Fortnightly logo

How Much Is That Doggie in the Window? The 50s: An Important Yet Maudlin Decade

Hugh Gallagher '56 returns to Claremont not only as an alumnus but also as a scholar, writer, and civil rights activist. He drafted and conceived the very first civil rights legislation for disabled people, the National Architectural Barriers Act of 1968. The breadth of Gallagher's knowledge and successful pursuits are evident in the awards and honors he has won.

Rebounding from his bout with polio, Gallagher wrote about another polio victim, Franklin Delano Roosevelt. FDR's Splendid Deception: The Moving Story of Roosevelt's Massive Disability and the Intense Efforts to Conceal It from the Public (1985) was awarded a medal by the United Nations Writers Society for "distinguished biography." Gallagher's most recent book, By Trust Betrayed: Patients, Physicians, and the License to Kill in the Third Reich (1989), is a selection of the Conservative Book Club as well as praised by the American Library Association.
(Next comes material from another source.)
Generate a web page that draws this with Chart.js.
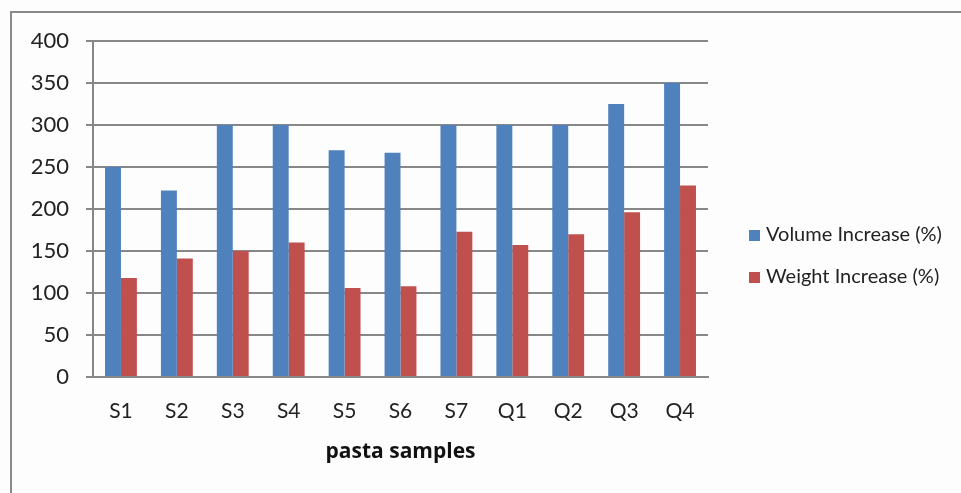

In addition to authoring four successful books, Gallagher also has vast experience in Washington, D.C. After studying at Oxford University, Gallagher returned to the U.S. to work as a legislative assistant for two senators before joining the Johnson presidential campaign of 1968 and working in the Johnson White House. In the early '70s he worked as a lobbyist for British Petroleum and then went on to start his own political consulting firm for European and Australian CEOs.

Currently, Gallagher consults at the Library of Congress and the United States Holocaust Memorial Museum in addition to working as a free-lance writer and scholar.

This will be a wonderful opportunity to meet a distinguished CMC alumnus in the Athenaeum series entitled Alumni Through the Decades.